En 2015, quand Bergé revoit le film (YSL est mort en 2008), il finit par l’apprécier et décide même de l’aider à sortir sur grand écran. Le voici donc,
et tout y est étonnant, conforme à l’idée qu’on se fait de l’atelier du dernier maître couturier dont la maison porte le nom, et de sa solitude d’ultra-angoissé, visible à l’œil nu. Au centre, le dieu ; autour, ses demi-dieux (comme Loulou de la Falaise ou Laetitia Casta), puis les chefs d’atelier, et derrière, les petites mains silencieuses qui tentent, du couloir, de voir ce qui
se passe quand la robe sur laquelle elles ont travaillé est jugée avec une extrême concentration par le dieu.

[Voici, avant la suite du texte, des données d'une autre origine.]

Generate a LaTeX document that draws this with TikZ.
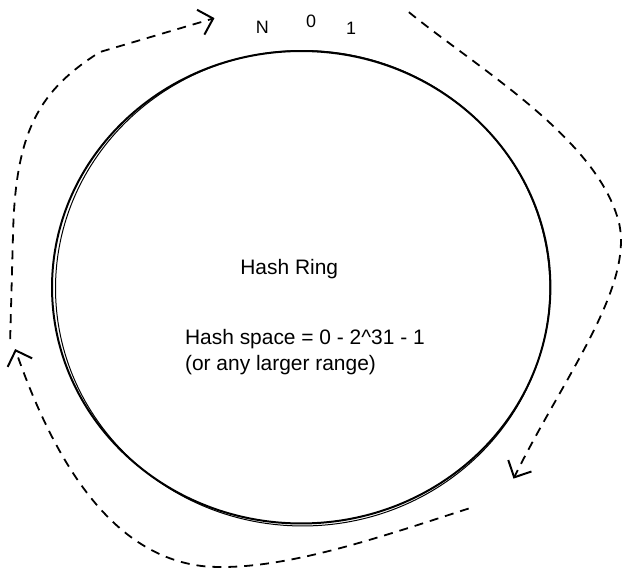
\documentclass[tikz,border=0pt]{standalone}
\usepackage{fontspec}
\setmainfont{Liberation Sans}
\usetikzlibrary{arrows.meta}
\tikzset{
  ringline/.style={color=black,line width=2pt},
  flowarrow/.style={color=black,line width=1.8pt,dash pattern=on 9pt off 7pt,-{Straight Barb[length=13pt,width=26pt,line width=2pt]}},
  marklabel/.style={font=\fontsize{18}{20}\selectfont},
  ringtext/.style={font=\fontsize{21}{26}\selectfont,align=left}
}
\begin{document}
\begin{tikzpicture}[scale=1.000000,x=1pt,y=1pt]
\filldraw[color=white] (0.000000, 0.000000) rectangle (634.000000, 579.000000);
% Drawing the ring
\draw[ringline] (302.000000, 291.000000) ellipse (250.000000 and 237.000000);
\draw[ringline,line width=1pt] (303.500000, 290.000000) ellipse (248.000000 and 238.500000);
% Drawing labels
\node[marklabel] (markN) at (263.000000, 552.000000) {N};
\node[marklabel] (markzero) at (312.000000, 558.000000) {0};
\node[marklabel] (markone) at (352.000000, 551.000000) {1};
\node[ringtext] (ringname) at (290.000000, 309.000000) {Hash Ring};
\node[ringtext,anchor=west] (ringspace) at (182.000000, 226.000000) {Hash space = 0 - 2\^{}31 - 1\\(or any larger range)};
% Drawing arrows
\coordinate (leftstart) at (10.000000, 239.000000);
\coordinate (lefttip) at (215.000000, 561.000000);
\coordinate (rightstart) at (410.000000, 567.000000);
\coordinate (rightbend) at (621.000000, 355.000000);
\coordinate (righttip) at (515.000000, 99.000000);
\coordinate (bottomstart) at (470.000000, 69.000000);
\coordinate (bottombend) at (205.000000, 11.000000);
\coordinate (bottomtip) at (15.000000, 229.000000);
\draw[flowarrow] (leftstart) -- (13.000000, 349.000000) .. controls (16.000000, 449.000000) and (40.000000, 489.000000) .. (100.000000, 527.000000) -- (lefttip);
\draw[flowarrow] (rightstart) .. controls (480.000000, 510.000000) and (600.000000, 440.000000) .. (rightbend) .. controls (635.000000, 290.000000) and (565.000000, 200.000000) .. (righttip);
\draw[flowarrow] (bottomstart) .. controls (380.000000, 40.000000) and (280.000000, 5.000000) .. (bottombend) .. controls (120.000000, 20.000000) and (60.000000, 100.000000) .. (bottomtip);
\end{tikzpicture}
\end{document}
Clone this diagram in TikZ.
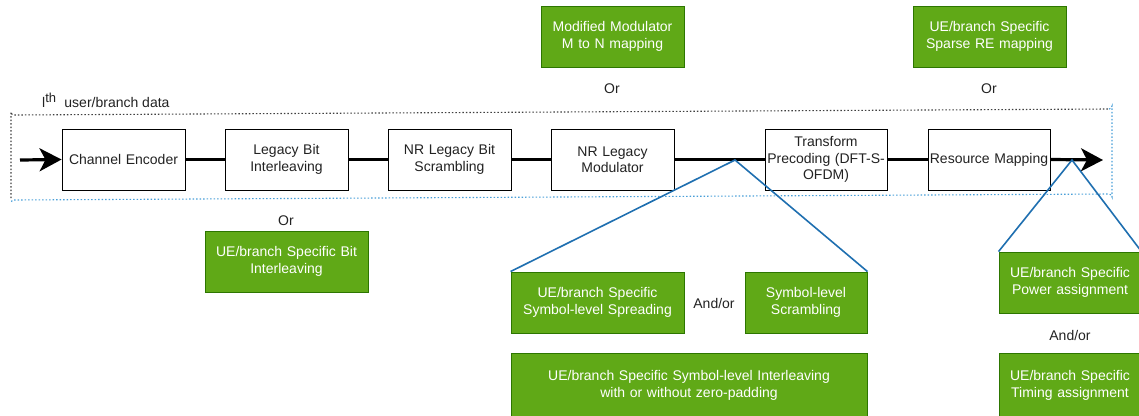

Dans un coin de la pièce trône le chien Moujik, qui regarde tout d’un œil blasé sans jamais émettre le moindre son.
On voit aussi YSL dessiner en gros plan, et c’est magique. La cendre de sa cigarette tombe sur les dessins. Filmé parfois en couleurs, d’autres fois en noir et blanc, le docu est principalement composé de plans fixes extrêmement cadrés, qui donnent une architecture très stable au film, entoure le couple mythique d’un halo de gloire. Célébration (parce que Yves Saint Laurent est au faîte de sa gloire et reçoit à New York un prix qui consacre son œuvre) regorge d’images que l’on retrouvera sans doute dans de futurs documentaires réalisés à partir d’archives.